Confirm everything works from a developer machine, not the gateway host, so the test covers the network path developers use. Send a streaming request, which checks the endpoint, streaming pass-through, and model routing at once:
curl -N -X POST "https://llm-gateway.example.com/v1/messages" \
  -H "Authorization: Bearer <developer-key>" \
  -H "anthropic-version: 2023-06-01" \
  -H "content-type: application/json" \
  -d '{"model": "claude-sonnet-4-6", "max_tokens": 16, "stream": true, "messages": [{"role": "user", "content": "count to 3"}]}'
You should see data: lines arrive incrementally. The whole response arriving at once after a pause means the gateway is buffering, which stalls Claude Code; a 404 means the model name isn’t routed. Repeat per model name. Then start claude and send a message. Each symptom at this step has one cause:
  • A login prompt means a credential gap.
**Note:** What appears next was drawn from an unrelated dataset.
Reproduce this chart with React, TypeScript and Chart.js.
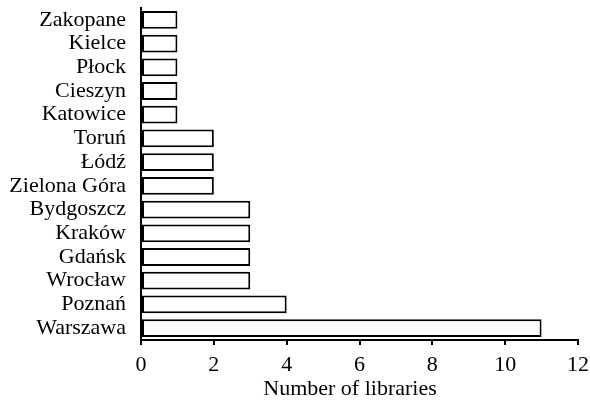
import React, { useEffect, useRef } from "react";
import { Chart, registerables } from "chart.js";

Chart.register(...registerables);

const cities = [
  "Zakopane",
  "Kielce",
  "Płock",
  "Cieszyn",
  "Katowice",
  "Toruń",
  "Łódź",
  "Zielona Góra",
  "Bydgoszcz",
  "Kraków",
  "Gdańsk",
  "Wrocław",
  "Poznań",
  "Warszawa",
];
const libraryCounts = [1, 1, 1, 1, 1, 2, 2, 2, 3, 3, 3, 3, 4, 11];
const xTitle = "Number of libraries";

const FONT = "'Liberation Serif', 'Times New Roman', serif";

// Axis title drawn below the tick labels
const axisTitlePlugin = {
  id: "axisTitle",
  afterDraw(chart: any) {
    const ctx = chart.ctx;
    ctx.save();
    ctx.font = `22px ${FONT}`;
    ctx.fillStyle = "#000";
    ctx.textAlign = "center";
    ctx.textBaseline = "alphabetic";
    ctx.fillText(xTitle, 350, 395);
    ctx.restore();
  },
};

export default function App() {
  const canvasRef = useRef<HTMLCanvasElement | null>(null);

  useEffect(() => {
    document.body.style.margin = "0";
    const canvas = canvasRef.current;
    if (!canvas) return;
    const chart = new Chart(canvas, {
      type: "bar",
      data: {
        labels: cities,
        datasets: [
          {
            data: libraryCounts,
            backgroundColor: "#ffffff",
            borderColor: "#000000",
            borderWidth: 2,
            borderSkipped: false,
            categoryPercentage: 1,
            barPercentage: 0.75,
          },
        ],
      },
      options: {
        indexAxis: "y",
        animation: false,
        responsive: false,
        maintainAspectRatio: false,
        layout: { padding: { top: 8, right: 12, left: 0, bottom: 0 } },
        plugins: {
          legend: { display: false },
          tooltip: { enabled: false },
        },
        scales: {
          x: {
            min: 0,
            max: 12,
            ticks: {
              stepSize: 2,
              color: "#000",
              font: { family: FONT, size: 22 },
              padding: 7,
              maxRotation: 0,
            },
            grid: {
              display: true,
              drawOnChartArea: false,
              drawTicks: true,
              tickLength: 5,
              color: "#000",
              lineWidth: 2,
            },
            border: { display: true, color: "#000", width: 2 },
            afterFit(scale: any) {
              scale.height = 61;
              scale.paddingLeft = 0;
              scale.paddingRight = 0;
            },
          },
          y: {
            ticks: {
              color: "#000",
              font: { family: FONT, size: 22 },
              padding: 7,
              autoSkip: false,
            },
            grid: { display: false },
            border: { display: true, color: "#000", width: 2 },
            afterFit(scale: any) {
              scale.width = 141;
              scale.paddingTop = 0;
              scale.paddingBottom = 0;
            },
          },
        },
      },
      plugins: [axisTitlePlugin],
    });
    return () => chart.destroy();
  }, []);

  return <canvas ref={canvasRef} width={590} height={401} style={{ display: "block" }} />;
}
Run /status and open the Status tab: when the Setting sources line doesn’t include managed settings, the distribution didn’t reach the machine; when it does, the developer credential wasn’t delivered, so set ANTHROPIC_AUTH_TOKEN or the apiKeyHelper
  • Failed to authenticate errors mean the gateway is rejecting requests; its log says which credential failed. A rejection the gateway logs itself names the developer key, while a 401 from api.anthropic.com or your provider’s endpoint means the provider credential the gateway holds was rejected
  • A one-time approval prompt for the key is expected on first use when the gateway expects keys in the x-api-key header, set as ANTHROPIC_API_KEY. With ANTHROPIC_AUTH_TOKEN, no prompt appears and the variable takes over silently; a previously saved claude.ai login is inactive for that session
Finally, check the gateway’s logs for the message you sent: the credential identifies the developer, and the x-claude-code-session-id header groups requests by session. If features fail with the troubleshooting symptoms, the gateway is stripping headers or rewriting errors; see the gateway requirements above.

Maintain the gateway

After rollout, three kinds of change reach the gateway over time. Each has a symptom to watch for and an action to take.
ChangeSymptom when the gateway hasn’t kept upAction
New Claude Code releases add anthropic-beta values and request body fieldsDevelopers report 400 errors naming a new field after they update Claude Code; see feature pass-throughForward anthropic-* headers and request bodies verbatim rather than allowlisting; test new Claude Code releases against the gateway before they reach developers
New Claude models become availableDevelopers selecting a new model name get 404; the /model picker doesn’t list itAdd the model name to the gateway’s routing configuration, then re-run the routing check. If you distribute ANTHROPIC_MODEL or the default-model variables, update the managed settings
Credentials expire or need rotationAll developer requests start failing with 401 from the upstreamRotate the gateway’s provider credential on its own schedule; developer keys rotate at the gateway, and an apiKeyHelper handles per-developer rotation without redistributing settings
When sizing per-key rate limits, account for the client retrying transient failures, including 429 responses, up to 10 times with backoff, honoring Retry-After. Keep the protocol reference as the contract for what each Claude Code release sends.